Harvests, Spills and Sedimentations

Nikolai Ishchuk

Nikolai Ishchuk approaches photography as a material-medium first and foremost, actively inviting influences from other media such as painting, drawing and sculpture. Although artists like Warhol, Rauchsenburg and Polke have explored the potential of reproducible imagery in modern contemporary painting, that hasn’t yet been met by a reciprocal movement from photography practitioners exploring the more painterly potential and applications of photographic materials and processes, until now.

“I have come to use photography as a platform to engage with other media and their histories in the visual arts. I found that the most productive vehicle for this is to consider photography as just another tool in a repository of mark-making tools.”

Nikolai uses the materials associated with the photographic medium in ways and with the logic of another. Photosensitive surfaces are not just receptor surfaces like canvas, they are uniquely reactive surfaces so the acts of adding and subtracting (the acts of creation and destruction) become intertwined in really interesting ways. This Viewing Room brings together Nikolai’s early body of work from around 2013 that he refers to as mixed media prints. Each unique work is an untitled work but the body has various sub-strands – Spills; Sedimentations; Harvest. Each work uniquely explores the more painterly and gestural applications of photographic materials or of other materials over a photographic surface.

Processes and Mark-Making
One can geologically examine the reworkings, scrapings, knife marks, and colour residue from rubbed off monotype runs as the prints are gradually overwhelmed into a kind of imagelessness. The elaborations open up various spaces in the surface, competing but interdependent. With occasional hints of landscapes and other representative imagery, the works could also be seen as evoking the digital glitch aesthetic of corrupted image files, but done additively in analogue.
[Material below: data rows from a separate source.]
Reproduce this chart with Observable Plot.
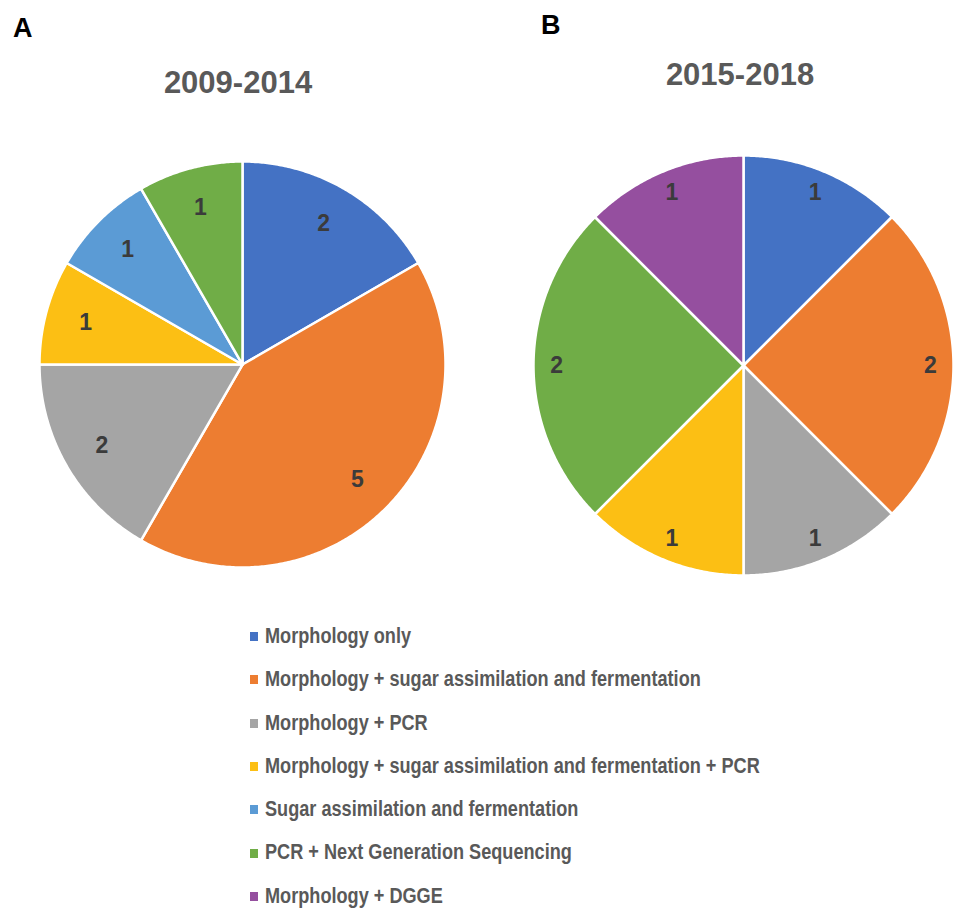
<!DOCTYPE html>
<html><head><meta charset="utf-8">
<script src="https://cdn.jsdelivr.net/npm/d3@7"></script>
<script src="https://cdn.jsdelivr.net/npm/@observablehq/plot@0.6"></script>
<style>
body{margin:0;background:#fff;font-family:Arial,"Liberation Sans",sans-serif;}
#wrap{position:relative;width:963px;height:909px;overflow:hidden;background:#fff;}
.abs{position:absolute;white-space:nowrap;line-height:1;font-weight:bold;}
.pie{position:absolute;top:0;}
.sw{position:absolute;width:8px;height:9px;}
.lt{position:absolute;white-space:nowrap;line-height:1;font-weight:bold;color:#595959;font-size:22.5px;transform:scaleX(0.806);transform-origin:0 0;}
</style></head><body><div id="wrap"></div>
<script>
// ---- data ----
const categories = [
  "Morphology only",
  "Morphology + sugar assimilation and fermentation",
  "Morphology + PCR",
  "Morphology + sugar assimilation and fermentation + PCR",
  "Sugar assimilation and fermentation",
  "PCR + Next Generation Sequencing",
  "Morphology + DGGE"
];
const colors = ["#4472C4","#ED7D31","#A5A5A5","#FCBF14","#5B9BD5","#70AD47","#954F9F"];
const periods = ["2009-2014","2015-2018"];
const panelLetters = ["A","B"];
const countsA = [2,5,2,1,1,1,0];
const countsB = [1,2,1,1,0,2,1];

// ---- build ----
const wrap = document.getElementById("wrap");

function slices(counts){
  const rows = categories.map((c,i)=>({cat:c, count:counts[i]}));
  const arcs = d3.pie().sort(null).value(d=>d.count)(rows).filter(a=>a.data.count>0);
  const pts = [];
  for (const a of arcs){
    const n = Math.max(2, Math.ceil((a.endAngle-a.startAngle)/(Math.PI/360)));
    pts.push({cat:a.data.cat, x:0, y:0});
    for (let k=0;k<=n;k++){
      const t = a.startAngle + (a.endAngle-a.startAngle)*k/n;
      pts.push({cat:a.data.cat, x:Math.sin(t), y:Math.cos(t)});
    }
    pts.push({cat:a.data.cat, x:0, y:0});
  }
  return {arcs, pts};
}

function makePie(counts, o){
  const {arcs, pts} = slices(counts);
  const labels = arcs.map(a=>{
    const m = (a.startAngle+a.endAngle)/2;
    return {x:o.lr*Math.sin(m), y:o.lr*Math.cos(m), text:String(a.data.count)};
  });
  return Plot.plot({
    width:o.width, height:o.height,
    style:{background:"transparent", fontFamily:"Arial, 'Liberation Sans', sans-serif"},
    x:{axis:null, domain:[-1,1], range:[o.cx-o.r, o.cx+o.r]},
    y:{axis:null, domain:[-1,1], range:[o.cy+o.r, o.cy-o.r]},
    color:{domain:categories, range:colors},
    marks:[
      Plot.line(pts,{x:"x", y:"y", z:"cat", fill:"cat", stroke:"white", strokeWidth:2.5, strokeLinejoin:"round"}),
      Plot.text(labels,{x:"x", y:"y", text:"text", fontSize:23, fontWeight:"bold", fill:"#3b3b3b"})
    ]
  });
}

const pA = makePie(countsA,{width:481,height:600,cx:242,cy:364,r:203,lr:0.8});
pA.classList.add("pie"); pA.style.left="0px";
wrap.appendChild(pA);
const pB = makePie(countsB,{width:482,height:600,cx:262,cy:365,r:210,lr:0.89});
pB.classList.add("pie"); pB.style.left="481px";
wrap.appendChild(pB);

function addText(txt, css){
  const d = document.createElement("div");
  d.className="abs"; d.textContent = txt;
  Object.assign(d.style, css);
  wrap.appendChild(d);
}
addText(panelLetters[0],{left:"13px",top:"15px",fontSize:"27px",color:"#000"});
addText(panelLetters[1],{left:"541px",top:"12px",fontSize:"27px",color:"#000"});
addText(periods[0],{left:"138px",width:"200px",textAlign:"center",top:"67px",fontSize:"31px",color:"#595959"});
addText(periods[1],{left:"640px",width:"200px",textAlign:"center",top:"59px",fontSize:"31px",color:"#595959"});

// legend
categories.forEach((c,i)=>{
  const yc = 636.5 + i*43.3;
  const sw = document.createElement("div");
  sw.className="sw"; sw.style.left="250px"; sw.style.top=(yc-4.5)+"px"; sw.style.background=colors[i];
  wrap.appendChild(sw);
  const t = document.createElement("div");
  t.className="lt"; t.textContent=c; t.style.left="265px"; t.style.top=(yc+7.5-0.8465*22.5)+"px";
  wrap.appendChild(t);
});
</script></body></html>
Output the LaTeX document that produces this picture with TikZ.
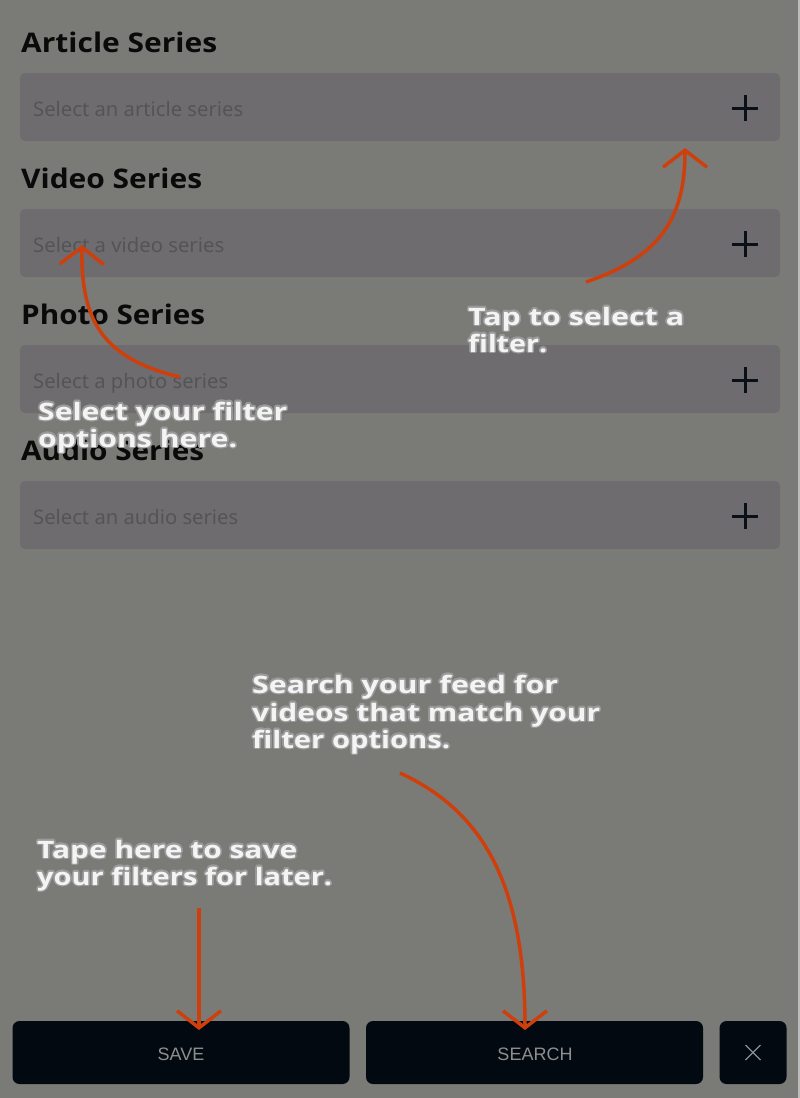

Objects in their Own Right
Initially working with sculpture, Nikolai carries over that sensibility into his wall-based work. He still primarily thinks of them as objects, and does not wish them to appear flat and two-dimensional. With his mixed media works, the pieces sit between six nails in the wall, so they are squeezed from the bottom and the top, with no backing and just the rigidity of the paper to keep them in place. For protection, these can be framed within an acrylic box or deep box frame.